• [The problem]
Using the listing below, copy every line that mentions "matplotlib".
########
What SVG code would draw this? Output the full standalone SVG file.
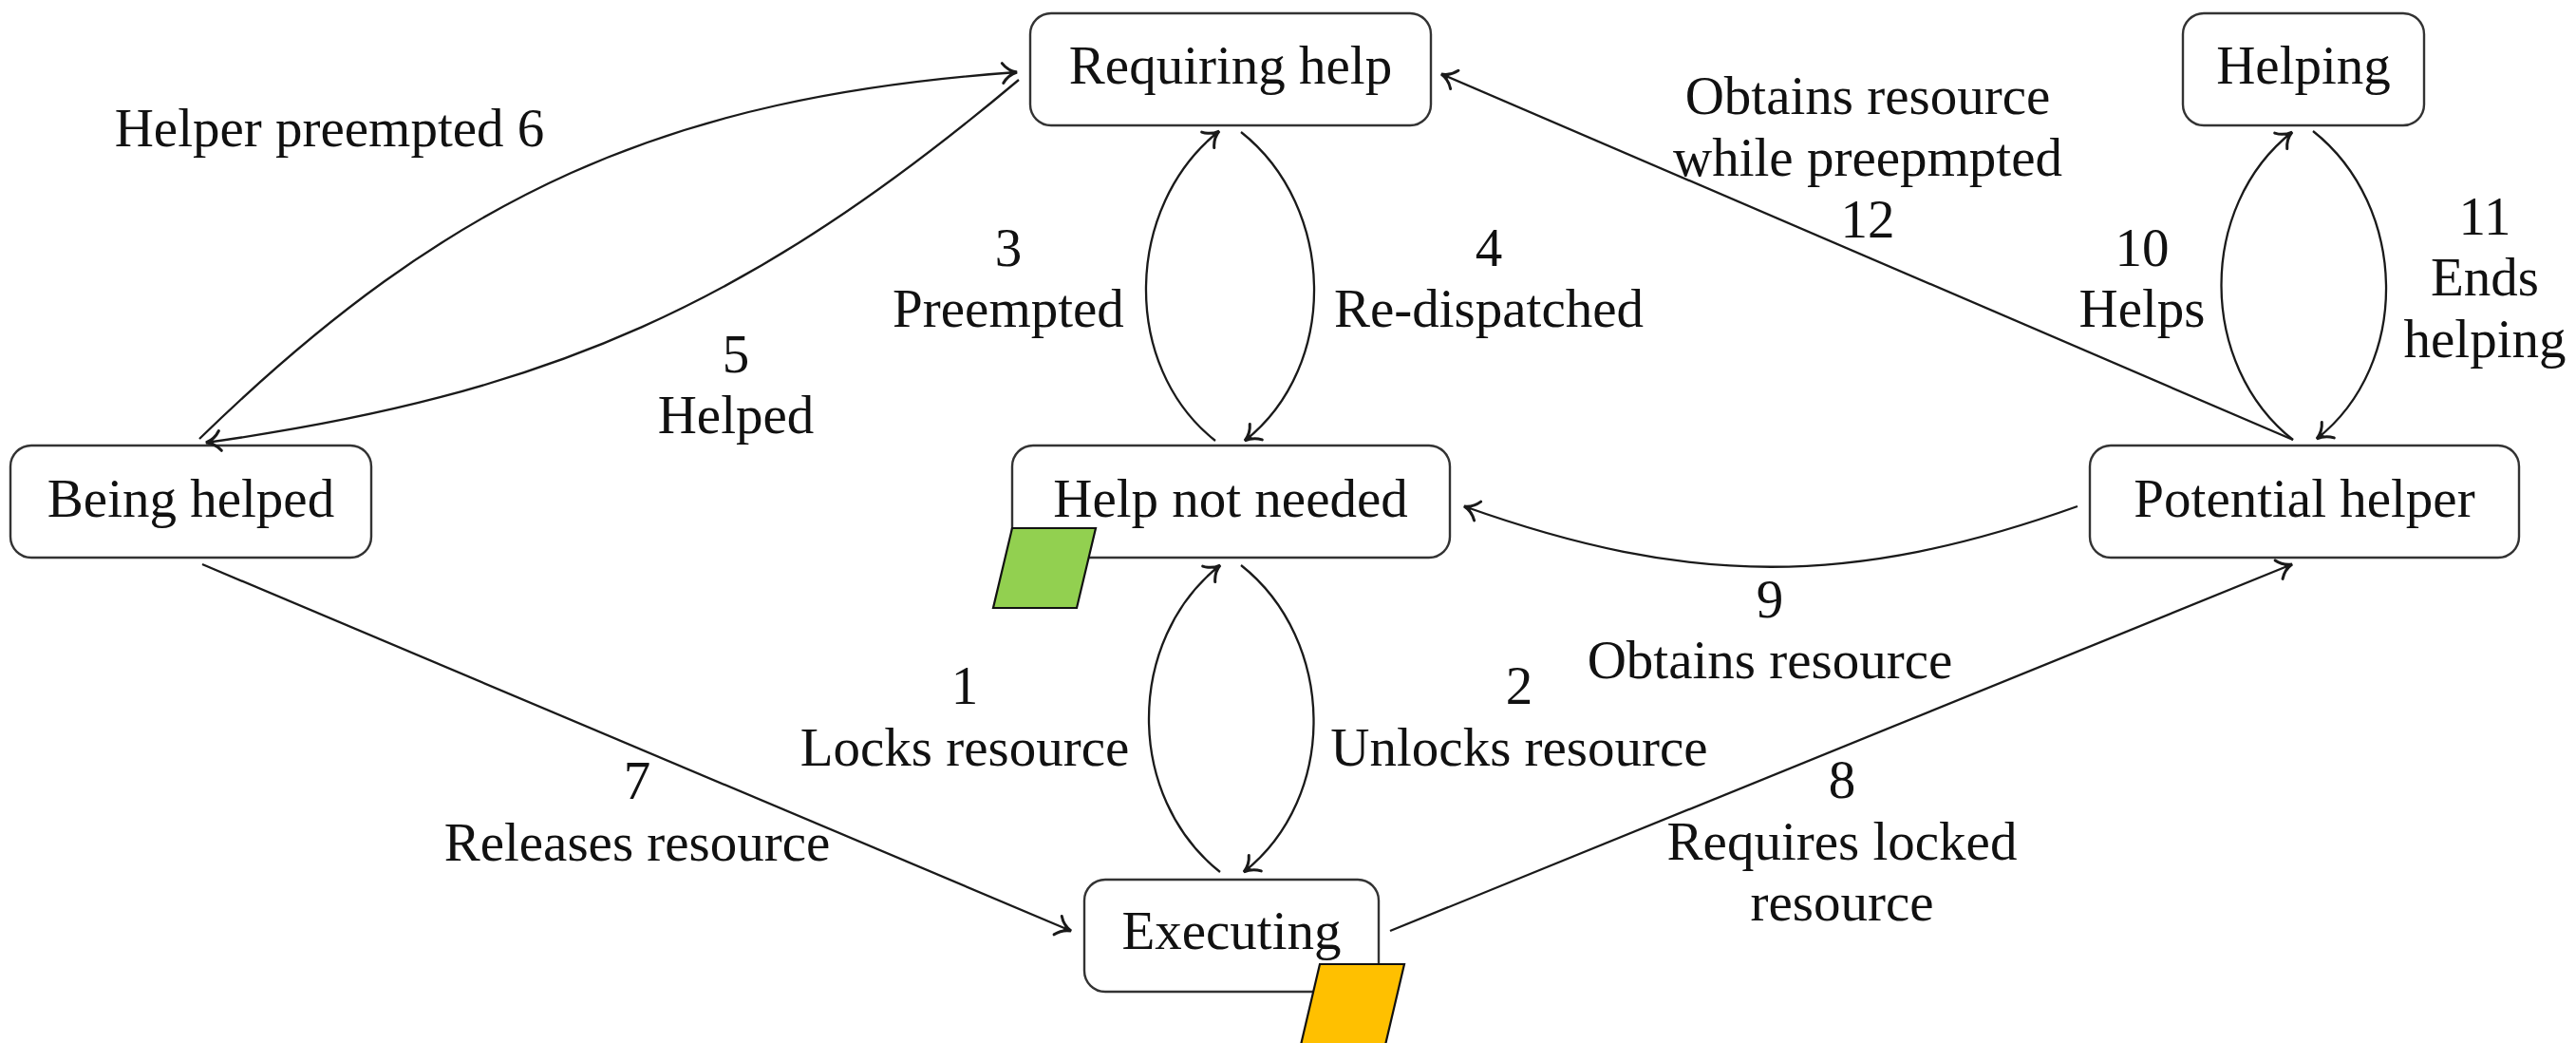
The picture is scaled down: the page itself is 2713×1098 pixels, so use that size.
<svg xmlns="http://www.w3.org/2000/svg" width="2713" height="1098" viewBox="0 0 2713 1098">
  <style>
    .box { fill: #ffffff; stroke: #333333; stroke-width: 2.4; }
    .lbl { font-family: "Liberation Serif", "Times New Roman", serif; font-size: 57px; fill: #111111; text-anchor: middle; }
    .edge { fill: none; stroke: #1a1a1a; stroke-width: 2.3; marker-end: url(#tip); }
    .flag { stroke: #111111; stroke-width: 2.2; stroke-linejoin: miter; }
  </style>
  <defs>
    <!-- curved-barb arrow tip with a solid core -->
    <marker id="tip" viewBox="-20 -15 25 30" refX="0" refY="0" markerWidth="25" markerHeight="30" orient="auto" markerUnits="userSpaceOnUse">
      <path d="M-15,-10.5 C-11,-4.5 -5,-1.2 0,0 C-5,1.2 -11,4.5 -15,10.5" fill="none" stroke="#1a1a1a" stroke-width="3" stroke-linecap="round"/>
      <path d="M0.5,0 L-10,-5 L-7,0 L-10,5 Z" fill="#1a1a1a"/>
    </marker>
  </defs>

  <rect width="2713" height="1098" fill="#ffffff"/>

  <!-- state nodes -->
  <g id="requiring-help">
    <rect class="box" x="1085" y="14" width="422" height="118" rx="22"/>
    <text class="lbl" x="1296" y="88">Requiring help</text>
  </g>
  <g id="helping">
    <rect class="box" x="2299" y="14" width="254" height="118" rx="22"/>
    <text class="lbl" x="2426" y="88">Helping</text>
  </g>
  <g id="being-helped">
    <rect class="box" x="11" y="469" width="380" height="118" rx="22"/>
    <text class="lbl" x="201" y="544">Being helped</text>
  </g>
  <g id="help-not-needed">
    <rect class="box" x="1066" y="469" width="461" height="118" rx="22"/>
    <text class="lbl" x="1296" y="544">Help not needed</text>
    <polygon class="flag" points="1066,556 1154,556 1134,640 1046,640" fill="#92d050"/>
  </g>
  <g id="potential-helper">
    <rect class="box" x="2201" y="469" width="452" height="118" rx="22"/>
    <text class="lbl" x="2427" y="544">Potential helper</text>
  </g>
  <g id="executing">
    <rect class="box" x="1142" y="926" width="310" height="118" rx="22"/>
    <text class="lbl" x="1297" y="999">Executing</text>
    <polygon class="flag" points="1390,1015 1479,1015 1459,1100 1370,1100" fill="#ffc000"/>
  </g>

  <!-- transitions -->
  <g id="connectors">
    <path class="edge" d="M1285,918 C1185,839 1185,674 1285,595"/>
    <path class="edge" d="M1307,595 C1407,674 1410,839 1310,918"/>
    <path class="edge" d="M1280,464 C1180,385 1184,217 1284,138"/>
    <path class="edge" d="M1307,139 C1407,218 1411,385 1311,464"/>
    <path class="edge" d="M1073,84 C792,320 580,415 217,466"/>
    <path class="edge" d="M210,462 C475,204 702,102 1071,76"/>
    <path class="edge" d="M213,594 L1128,980"/>
    <path class="edge" d="M1464,980 L2414,594"/>
    <path class="edge" d="M2188,533 C1950,618 1780,618 1542,533"/>
    <path class="edge" d="M2415,463 C2315,384 2314,218 2414,139"/>
    <path class="edge" d="M2436,138 C2536,217 2540,383 2440,462"/>
    <path class="edge" d="M2415,463 L1518,78"/>
  </g>

  <!-- transition labels -->
  <g id="labels">
    <text class="lbl" x="1016" y="741">1</text>
    <text class="lbl" x="1016" y="806">Locks resource</text>
    <text class="lbl" x="1600" y="741">2</text>
    <text class="lbl" x="1600" y="806">Unlocks resource</text>
    <text class="lbl" x="1062" y="280">3</text>
    <text class="lbl" x="1062" y="344">Preempted</text>
    <text class="lbl" x="1568" y="280">4</text>
    <text class="lbl" x="1568" y="344">Re-dispatched</text>
    <text class="lbl" x="775" y="392">5</text>
    <text class="lbl" x="775" y="456">Helped</text>
    <text class="lbl" x="347" y="154">Helper preempted 6</text>
    <text class="lbl" x="671" y="841">7</text>
    <text class="lbl" x="671" y="906">Releases resource</text>
    <text class="lbl" x="1940" y="840">8</text>
    <text class="lbl" x="1940" y="905">Requires locked</text>
    <text class="lbl" x="1940" y="969">resource</text>
    <text class="lbl" x="1864" y="650">9</text>
    <text class="lbl" x="1864" y="714">Obtains resource</text>
    <text class="lbl" x="2256" y="280">10</text>
    <text class="lbl" x="2256" y="344">Helps</text>
    <text class="lbl" x="2617" y="247">11</text>
    <text class="lbl" x="2617" y="311">Ends</text>
    <text class="lbl" x="2617" y="376">helping</text>
    <text class="lbl" x="1967" y="120">Obtains resource</text>
    <text class="lbl" x="1967" y="185">while preepmpted</text>
    <text class="lbl" x="1967" y="250">12</text>
  </g>
</svg>
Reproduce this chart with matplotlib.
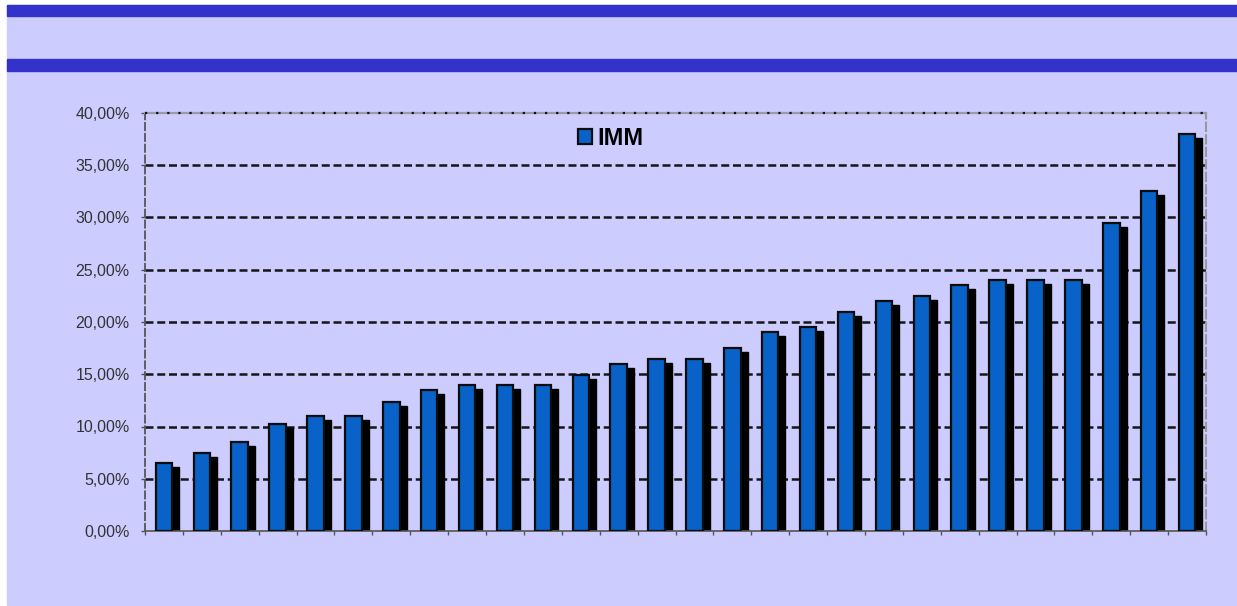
import matplotlib
matplotlib.use("Agg")
import matplotlib.pyplot as plt
from matplotlib.patches import Rectangle
from matplotlib.ticker import FuncFormatter, FixedLocator
import numpy as np

series_name = "IMM"
values = [6.5, 7.5, 8.5, 10.2, 11.0, 11.0, 12.3, 13.5, 14.0, 14.0, 14.0, 14.9,
          16.0, 16.5, 16.5, 17.5, 19.0, 19.5, 21.0, 22.0, 22.5, 23.5, 24.0, 24.0,
          24.0, 29.5, 32.5, 38.0]
y_ticks = [0, 5, 10, 15, 20, 25, 30, 35, 40]

W, H = 1237, 606
fig = plt.figure(figsize=(W / 100, H / 100), dpi=100, facecolor="white")
plt.rcParams['font.family'] = ['Liberation Sans', 'DejaVu Sans']

# background panel and header bars
fig.patches.append(Rectangle((7 / W, 1 - 605 / H), 1 - 7 / W, 600 / H,
                             transform=fig.transFigure, color="#CCCCFF", zorder=-10))
fig.patches.append(Rectangle((7 / W, 1 - 16 / H), 1 - 7 / W, 11 / H,
                             transform=fig.transFigure, color="#3333CC", zorder=-9))
fig.patches.append(Rectangle((7 / W, 1 - 71 / H), 1 - 7 / W, 12 / H,
                             transform=fig.transFigure, color="#3333CC", zorder=-9))

left, right, top, bottom = 145, 1206, 113, 531
ax = fig.add_axes([left / W, 1 - bottom / H, (right - left) / W, (bottom - top) / H])
ax.set_facecolor("none")
ax.set_zorder(5)

n = len(values)
x = np.arange(n)
cat_px = (right - left) / n
bw = 16.5 / cat_px
dx = 7 / cat_px
dy = 4 * 40 / (bottom - top)

vals = np.array(values)
ax.bar(x + dx, vals - dy, width=bw, color="black", edgecolor="black", linewidth=1.0, zorder=2)
ax.bar(x, vals, width=bw, color="#0862C8", edgecolor="#0d0d0d", linewidth=1.6, zorder=3,
       label=series_name)

ax.set_xlim(-0.5, n - 0.5)
ax.set_ylim(0, 40)
ax.yaxis.set_major_locator(FixedLocator(y_ticks))
ax.yaxis.set_major_formatter(FuncFormatter(lambda v, p: f"{v:.2f}%".replace(".", ",")))
for t in y_ticks[1:-1]:
    ax.axhline(t, color="#151515", linestyle=(0, (3.2, 1.5)), linewidth=1.8, zorder=1)

ax.set_xticks(np.arange(-0.5, n, 1))
ax.set_xticklabels([])
ax.tick_params(axis="x", direction="out", length=3, color="#555555", width=1)
ax.tick_params(axis="y", direction="out", length=3, color="#555555", width=1,
               labelsize=11.5, labelcolor="#333333", pad=8)

ax.spines["left"].set_linestyle((0, (4, 2)))
ax.spines["left"].set_color("#555555")
ax.spines["left"].set_linewidth(1.3)
ax.spines["right"].set_linestyle((0, (4, 2)))
ax.spines["right"].set_color("#999999")
ax.spines["right"].set_linewidth(1.5)
ax.spines["top"].set_color("#9a9aa8")
ax.spines["top"].set_linewidth(1.6)
ax.axhline(40, color="#111111", linestyle=(0, (1, 4)), linewidth=1.6, zorder=4, clip_on=False)
ax.spines["bottom"].set_color("#555555")
ax.spines["bottom"].set_linewidth(1.2)

leg = ax.legend(loc="upper left", bbox_to_anchor=((561 - left) / (right - left), 1 + 3 / (bottom - top)),
                frameon=False, prop={"weight": "bold", "size": 17},
                handlelength=0.6, handleheight=0.6, handletextpad=0.25, borderpad=0.2)

fig.savefig("out.png", dpi=100, facecolor="white")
########
• [In response]
Reproduce this chart with matplotlib.
import matplotlib
matplotlib.use("Agg")
import matplotlib.pyplot as plt
from matplotlib.patches import Rectangle
from matplotlib.ticker import FuncFormatter, FixedLocator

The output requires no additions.